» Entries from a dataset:

# # # #

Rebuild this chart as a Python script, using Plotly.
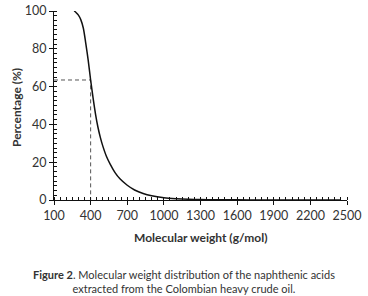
import plotly.graph_objects as go

# Data
mw = [265, 280, 300, 320, 340, 360, 380, 400, 420, 440, 460, 480, 500, 530, 560,
      600, 640, 700, 760, 830, 900, 1000, 1100, 1200, 1300, 1400, 1600, 1800,
      2000, 2200, 2450]
pct = [100, 99.2, 97.8, 95.3, 91, 83, 74, 63.5, 54, 45.5, 38.5, 33, 28.5, 23, 19,
       14.5, 11.2, 7.8, 5.3, 3.4, 2.2, 1.2, 0.7, 0.4, 0.25, 0.15, 0.08, 0.04,
       0.02, 0.01, 0]
cutoff_mw = 400
cutoff_pct = 63.5
x_min, x_max = 100, 2500
x_ticks = [100, 400, 700, 1000, 1300, 1600, 1900, 2200, 2500]
y_ticks = [0, 20, 40, 60, 80, 100]

FONT = "Lato, Open Sans, sans-serif"
TXT = "#333333"

fig = go.Figure()
fig.add_trace(go.Scatter(x=[x_min, cutoff_mw, cutoff_mw], y=[cutoff_pct, cutoff_pct, 0],
                         mode="lines", line=dict(color="#555555", width=1, dash="4px,3px"),
                         hoverinfo="skip"))
fig.add_trace(go.Scatter(x=mw, y=pct, mode="lines",
                         line=dict(color="#111111", width=1.5, shape="spline", smoothing=0.8)))

fig.update_layout(
    width=368, height=296, showlegend=False,
    paper_bgcolor="white", plot_bgcolor="white",
    margin=dict(l=54, r=21, t=11, b=96, autoexpand=False),
    font=dict(family=FONT, size=12, color=TXT),
    xaxis=dict(range=[x_min, x_max], tickvals=x_ticks, ticks="outside", ticklen=4,
               tickcolor="#111", showline=True, linecolor="#111", linewidth=1,
               showgrid=False, zeroline=False, automargin=False,
               tickfont=dict(size=12.5, color=TXT),
               minor=dict(dtick=50, tick0=100, ticks="inside", ticklen=3, tickcolor="#111")),
    yaxis=dict(range=[0, 100], tickvals=y_ticks, ticks="outside", ticklen=4,
               tickcolor="#111", showline=True, linecolor="#111", linewidth=1,
               showgrid=False, zeroline=False, automargin=False,
               tickfont=dict(size=12.5, color=TXT),
               minor=dict(dtick=2.5, tick0=0, ticks="inside", ticklen=3, tickcolor="#111")),
)

fig.add_annotation(text="<b>Molecular weight (g/mol)</b>", xref="paper", yref="paper",
                   x=0.5, y=(200 - 238) / 189, showarrow=False,
                   font=dict(size=12, color=TXT), xanchor="center", yanchor="middle")
fig.add_annotation(text="<b>Percentage (%)</b>", xref="paper", yref="paper",
                   x=(16 - 54) / 293, y=(200 - 108) / 189, textangle=-90, showarrow=False,
                   font=dict(size=12, color=TXT), xanchor="center", yanchor="middle")
fig.add_annotation(text="<b>Figure 2</b>. Molecular weight distribution of the naphthenic acids<br>"
                        "extracted from the Colombian heavy crude oil.",
                   xref="paper", yref="paper", x=(184 - 54) / 293, y=(200 - 281) / 189,
                   showarrow=False, align="center", font=dict(size=11, color=TXT),
                   xanchor="center", yanchor="middle")

# remove the browser's default 8px body margin so the figure sits at the page origin
fig.write_html("out.html", config={"displayModeBar": False},
               post_script="document.body.style.margin='0';")
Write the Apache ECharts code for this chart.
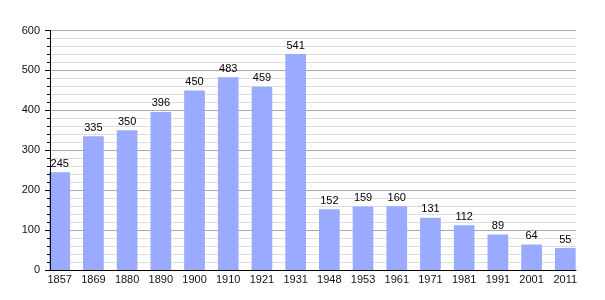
<!DOCTYPE html>
<html>
<head>
<meta charset="utf-8">
<script src="https://cdn.jsdelivr.net/npm/echarts@6/dist/echarts.min.js"></script>
<style>html,body{margin:0;padding:0;background:#fff}#c{width:605px;height:300px}</style>
</head>
<body>
<div id="c"></div>
<script>
const years = ['1857','1869','1880','1890','1900','1910','1921','1931','1948','1953','1961','1971','1981','1991','2001','2011'];
const population = [245,335,350,396,450,483,459,541,152,159,160,131,112,89,64,55];
const yMin = 0, yMax = 600, yStep = 100;

const font = 'Liberation Sans, Arial, sans-serif';
const chart = echarts.init(document.getElementById('c'), null, {renderer: 'canvas'});
chart.setOption({
  animation: false,
  backgroundColor: '#fff',
  grid: [
    {left: 50, right: 29, top: 30.5, bottom: 30},
    {left: 59.7, right: 39.7, top: 30.5, bottom: 30}
  ],
  xAxis: [
    {gridIndex: 0, type: 'value', min: 0, max: 1, axisLine: {show: true, onZero: false, lineStyle: {color: '#000', width: 1}},
     axisTick: {show: false}, axisLabel: {show: false}, splitLine: {show: false}},
    {gridIndex: 1, type: 'category', data: years, boundaryGap: false,
     axisLine: {show: false}, axisTick: {show: false}, splitLine: {show: false},
     axisLabel: {fontFamily: font, fontSize: 11, color: '#111', margin: 4, interval: 0}}
  ],
  yAxis: [
    {gridIndex: 0, type: 'value', min: yMin, max: yMax, interval: yStep, z: 0,
     axisLine: {show: false}, axisTick: {show: false}, axisLabel: {show: false},
     splitLine: {show: true, lineStyle: {color: '#aaaaaa', width: 1}},
     minorTick: {show: false, splitNumber: 5},
     minorSplitLine: {show: true, lineStyle: {color: '#dddddd', width: 1}}},
    {gridIndex: 1, type: 'value', min: yMin, max: yMax, interval: yStep, show: false,
     splitLine: {show: false}},
    {gridIndex: 0, type: 'value', min: yMin, max: yMax, interval: yStep, position: 'left', offset: 0, z: 10,
     axisLine: {show: true, lineStyle: {color: '#000', width: 1}},
     axisTick: {show: true, length: 5, lineStyle: {color: '#000'}},
     minorTick: {show: true, splitNumber: 5, length: 3, lineStyle: {color: '#000'}},
     splitLine: {show: false}, minorSplitLine: {show: false},
     axisLabel: {fontFamily: font, fontSize: 11, color: '#111', margin: 10}}
  ],
  series: [{
    type: 'bar',
    xAxisIndex: 1, yAxisIndex: 1,
    data: population,
    barWidth: 20.7,
    itemStyle: {color: '#9aabff'},
    label: {show: true, position: 'top', distance: 3, fontFamily: font, fontSize: 11, color: '#000'}
  }]
});
</script>
</body>
</html>
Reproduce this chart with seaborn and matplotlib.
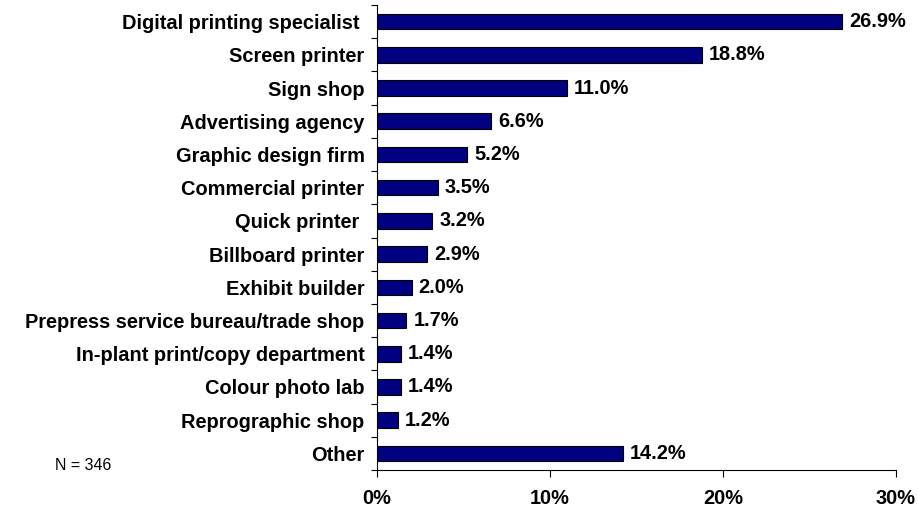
import matplotlib
matplotlib.use("Agg")
import matplotlib.pyplot as plt
import seaborn as sns
import pandas as pd
import numpy as np
from matplotlib.ticker import FixedLocator, FuncFormatter

categories = [
    "Digital printing specialist ", "Screen printer", "Sign shop",
    "Advertising agency", "Graphic design firm", "Commercial printer",
    "Quick printer ", "Billboard printer", "Exhibit builder",
    "Prepress service bureau/trade shop", "In-plant print/copy department",
    "Colour photo lab", "Reprographic shop", "Other",
]
values = [26.9, 18.8, 11.0, 6.6, 5.2, 3.5, 3.2, 2.9, 2.0, 1.7, 1.4, 1.4, 1.2, 14.2]
x_ticks = [0, 10, 20, 30]
sample_note = "N = 346"

sns.set_theme(style="white")
plt.rcParams["font.family"] = ["Liberation Sans", "DejaVu Sans"]
plt.rcParams.update({"text.color": "black", "xtick.color": "black",
                     "ytick.color": "black", "axes.labelcolor": "black"})

df = pd.DataFrame({"category": categories, "value": values})

fig = plt.figure(figsize=(9.18, 5.12), dpi=100)
ax = fig.add_axes([377 / 918, 1 - 470 / 512, (896 - 377) / 918, (470 - 5) / 512])

sns.barplot(data=df, x="value", y="category", orient="h", ax=ax,
            color="#000080", saturation=1, width=0.47,
            edgecolor="black", linewidth=0.8)

ax.set_xlim(0, 30)
ax.set_ylim(len(categories) - 0.5, -0.5)
ax.set_xlabel("")
ax.set_ylabel("")

for spine in ["top", "right"]:
    ax.spines[spine].set_visible(False)
for spine in ["left", "bottom"]:
    ax.spines[spine].set_color("black")
    ax.spines[spine].set_linewidth(0.8)

ax.xaxis.set_major_locator(FixedLocator(x_ticks))
ax.xaxis.set_major_formatter(FuncFormatter(lambda v, p: f"{v:.0f}%"))
ax.tick_params(axis="x", which="major", direction="out", length=5, width=0.8,
               color="black", bottom=True, pad=9, labelsize=14.4)
for lbl in ax.get_xticklabels():
    lbl.set_fontweight("bold")

# category separators on the left axis
ax.yaxis.set_minor_locator(FixedLocator(np.arange(-0.5, len(categories), 1.0)))
ax.tick_params(axis="y", which="minor", direction="out", length=4.5, width=0.8,
               color="black", left=True)
ax.tick_params(axis="y", which="major", length=0, pad=9, labelsize=14.4)
for lbl in ax.get_yticklabels():
    lbl.set_fontweight("bold")

for i, v in enumerate(values):
    ax.annotate(f"{v:.1f}%", xy=(v, i), xytext=(5, 0), textcoords="offset points",
                va="center", ha="left", fontsize=14.4, fontweight="bold",
                color="black")

fig.text(55 / 918, 1 - 465 / 512, sample_note, fontsize=11.5, va="center",
         ha="left", color="black")

fig.savefig("out.png", dpi=100)
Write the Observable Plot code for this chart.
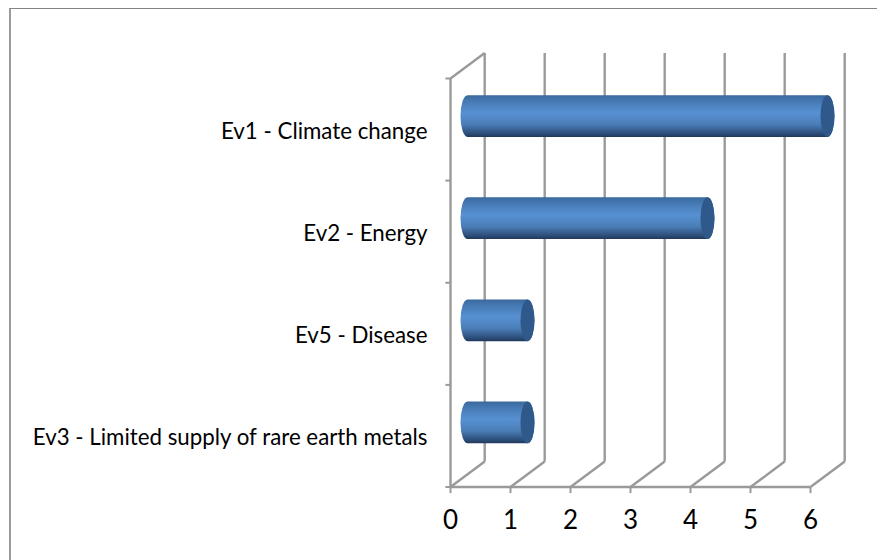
<!DOCTYPE html>
<html>
<head>
<meta charset="utf-8">
<script src="https://cdn.jsdelivr.net/npm/d3@7"></script>
<script src="https://cdn.jsdelivr.net/npm/@observablehq/plot@0.6"></script>
<style>
html,body{margin:0;padding:0;background:#fff;overflow:hidden}
#chart{position:absolute;left:0;top:0;width:877px;height:560px}
#box{position:absolute;left:9px;top:8px;right:0;bottom:0;border-top:1px solid #858585;border-left:2px solid #9a9a9a}
svg text{fill:#000}
</style>
</head>
<body>
<div id="box"></div>
<div id="chart"></div>
<script>
const categories = ["Ev1 - Climate change", "Ev2 - Energy", "Ev5 - Disease", "Ev3 - Limited supply of rare earth metals"];
const values = [6, 4, 1, 1];
const xTicks = [0, 1, 2, 3, 4, 5, 6];
const yEdges = [0, 1, 2, 3, 4];
const rows = categories.map((name, i) => ({name, value: values[i], pos: categories.length - i - 0.5}));

const depthX = 0.57, depthY = 0.25;
const gridColor = "#9a9a9a";
const barHalf = 0.205, capHalf = 0.117;
const ox = 17.5, oy = -13;

const defs = () => {
  const ns = "http://www.w3.org/2000/svg";
  const d = document.createElementNS(ns, "defs");
  d.innerHTML = `<linearGradient id="cyl" x1="0" y1="0" x2="0" y2="1">
    <stop offset="0" stop-color="#3a689c"/>
    <stop offset="0.12" stop-color="#4477b0"/>
    <stop offset="0.42" stop-color="#5791d3"/>
    <stop offset="0.7" stop-color="#4a7db6"/>
    <stop offset="0.92" stop-color="#2c4d78"/>
    <stop offset="1" stop-color="#20375a"/>
  </linearGradient>`;
  return d;
};

const chart = Plot.plot({
  width: 877,
  height: 560,
  marginLeft: 0, marginRight: 0, marginTop: 0, marginBottom: 0,
  style: {background: "transparent", fontFamily: "Lato, sans-serif", overflow: "visible"},
  x: {domain: [0, 6], range: [450, 810], axis: null},
  y: {domain: [0, 4], range: [486.5, 78], axis: null},
  marks: [
    defs,
    Plot.link(xTicks, {x1: d => d + depthX, x2: d => d + depthX, y1: depthY, y2: 4 + depthY, stroke: gridColor, strokeWidth: 2.4}),
    Plot.link(xTicks, {x1: d => d, x2: d => d + depthX, y1: 0, y2: depthY, stroke: gridColor, strokeWidth: 2.4}),
    Plot.link([0], {x1: 0, x2: depthX, y1: 4, y2: 4 + depthY, stroke: gridColor, strokeWidth: 2.4}),
    Plot.ruleX([0], {y1: 0, y2: 4, stroke: gridColor, strokeWidth: 2.4}),
    Plot.ruleY([0], {x1: 0, x2: 6, stroke: gridColor, strokeWidth: 2.4}),
    Plot.link(yEdges, {x1: -0.085, x2: 0, y1: d => d, y2: d => d, stroke: gridColor, strokeWidth: 2}),
    Plot.link(xTicks, {x1: d => d, x2: d => d, y1: 0, y2: -0.06, stroke: gridColor, strokeWidth: 2}),
    Plot.rect(rows, {x1: 0, x2: d => d.value, y1: d => d.pos - barHalf, y2: d => d.pos + barHalf,
      fill: "url(#cyl)", dx: ox, dy: oy, insetLeft: -7, insetRight: -7, rx: 7, ry: 21}),
    Plot.rect(rows, {x1: d => d.value - capHalf, x2: d => d.value + capHalf, y1: d => d.pos - barHalf, y2: d => d.pos + barHalf,
      fill: "#30598b", dx: ox, dy: oy, rx: 7, ry: 21}),
    Plot.text(rows, {x: 0, y: "pos", text: "name", textAnchor: "end", dx: -23, dy: 2, fontSize: 22.3}),
    Plot.text(xTicks, {x: d => d, y: 0, text: d => String(d), dy: 34, fontSize: 26})
  ]
});
document.getElementById("chart").append(chart);
</script>
</body>
</html>
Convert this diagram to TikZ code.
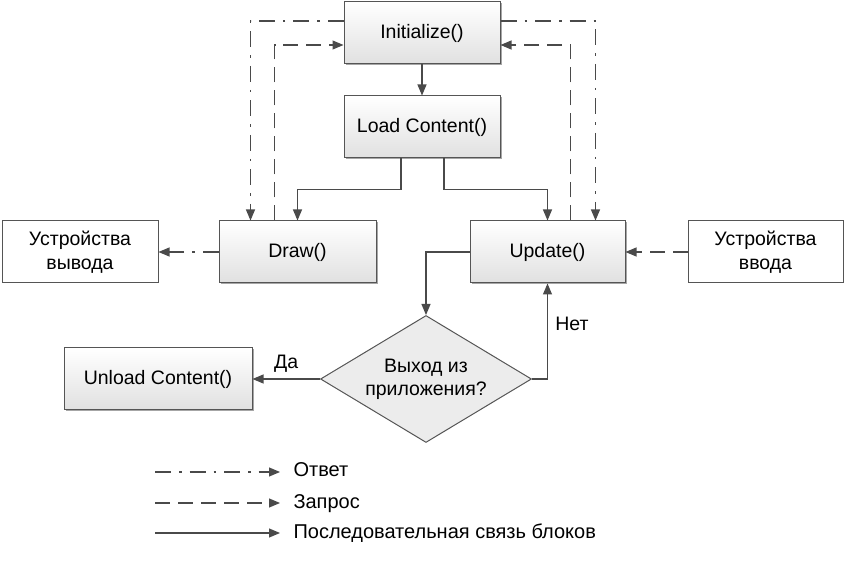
\documentclass[tikz,border=0pt]{standalone}
\usepackage{fontspec}
\setmainfont{Liberation Sans}
\usetikzlibrary{arrows.meta,shapes.geometric,shadows}
\definecolor{ln}{HTML}{4A4A4A}
\definecolor{bd}{HTML}{555555}
\begin{document}
\begin{tikzpicture}[x=1pt,y=-1pt,
  blk/.style={draw=bd, line width=1pt, top color=white, bottom color=gray!24,
    minimum width=156pt, minimum height=62pt, inner sep=0pt, align=center,
    font=\fontsize{19.5}{24}\selectfont,
    drop shadow={shadow xshift=1.5pt,shadow yshift=-1.5pt,opacity=0.35,fill=black}},
  ext/.style={draw=bd, line width=1pt, fill=white, minimum width=156pt,
    minimum height=62pt, inner sep=0pt, align=center,
    font=\fontsize{19.5}{24}\selectfont},
  dec/.style={diamond, aspect=1.66, draw=bd, line width=1pt, fill=gray!15,
    minimum width=211pt, minimum height=127pt, inner sep=0pt, align=center,
    font=\fontsize{19.5}{23}\selectfont},
  conn/.style={draw=ln, line width=1.1pt, -{Triangle[length=11pt,width=9pt]}},
  req/.style={conn, dash pattern=on 15pt off 8pt},
  resp/.style={conn, dash pattern=on 16pt off 8pt on 2.5pt off 8pt},
  lbl/.style={font=\fontsize{19.5}{22}\selectfont, text height=14pt, text depth=4pt},
  leg/.style={font=\fontsize{20}{22}\selectfont, text height=14pt, text depth=4pt}
]
\useasboundingbox (0,0) rectangle (847,569);

\node[blk] (init) at (422,33) {Initialize()};
\node[blk] (load) at (422,127) {Load Content()};
\node[blk, minimum width=157pt] (draw) at (297.5,252) {Draw()};
\node[blk, minimum width=155pt] (upd) at (547.5,252) {Update()};
\node[ext] (out) at (80,252) {Устройства\\вывода};
\node[ext, minimum width=155pt] (inp) at (765.5,252) {Устройства\\ввода};
\node[blk, minimum width=188pt] (unl) at (158,379) {Unload Content()};
\node[dec] (q) at (426,379) {Выход из\\приложения?};

% sequential links
\draw[conn] (init) -- (load);
\draw[conn] ([xshift=-21pt]load.south) |- ([yshift=31pt]draw.north) -- (draw.north);
\draw[conn] ([xshift=22pt]load.south) |- ([yshift=31pt]upd.north) -- (upd.north);
\draw[conn] (upd.west) -| (q.north);
\draw[conn] (q.east) -| (upd.south) node[lbl, pos=0.78, right, xshift=4pt] {Нет};
\draw[conn] (q.west) -- (unl.east) node[lbl, midway, above=3pt] {Да};

% responses (dash-dot)
\draw[resp] ([yshift=12pt]init.west) -| ([xshift=32pt]draw.north west);
\draw[resp] ([yshift=12pt]init.east) -| ([xshift=-30pt]upd.north east);
\draw[resp] (draw) -- (out);

% requests (dashed)
\draw[req] ([xshift=56pt]draw.north west) |- ([yshift=-12pt]init.west);
\draw[req] ([xshift=-55pt]upd.north east) |- ([yshift=-12pt]init.east);
\draw[req] (inp) -- (upd);

% legend
\coordinate (l1a) at (155,472); \coordinate (l1b) at (280,472);
\coordinate (l2a) at (155,503); \coordinate (l2b) at (280,503);
\coordinate (l3a) at (155,533); \coordinate (l3b) at (280,533);
\draw[resp] (l1a) -- (l1b);
\draw[req] (l2a) -- (l2b);
\draw[conn] (l3a) -- (l3b);
\node[leg, anchor=west] (t1) at (290,472) {Ответ};
\node[leg, anchor=west] (t2) at (290,503) {Запрос};
\node[leg, anchor=west] (t3) at (290,533) {Последовательная связь блоков};
\end{tikzpicture}
\end{document}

# # # #

» Directions: Each line that holds the word "matplotlib" is to be copied.

» Final result:
Reproduce this chart with seaborn and matplotlib.
import matplotlib
matplotlib.use("Agg")
import matplotlib.pyplot as plt
from matplotlib.ticker import FixedLocator, FuncFormatter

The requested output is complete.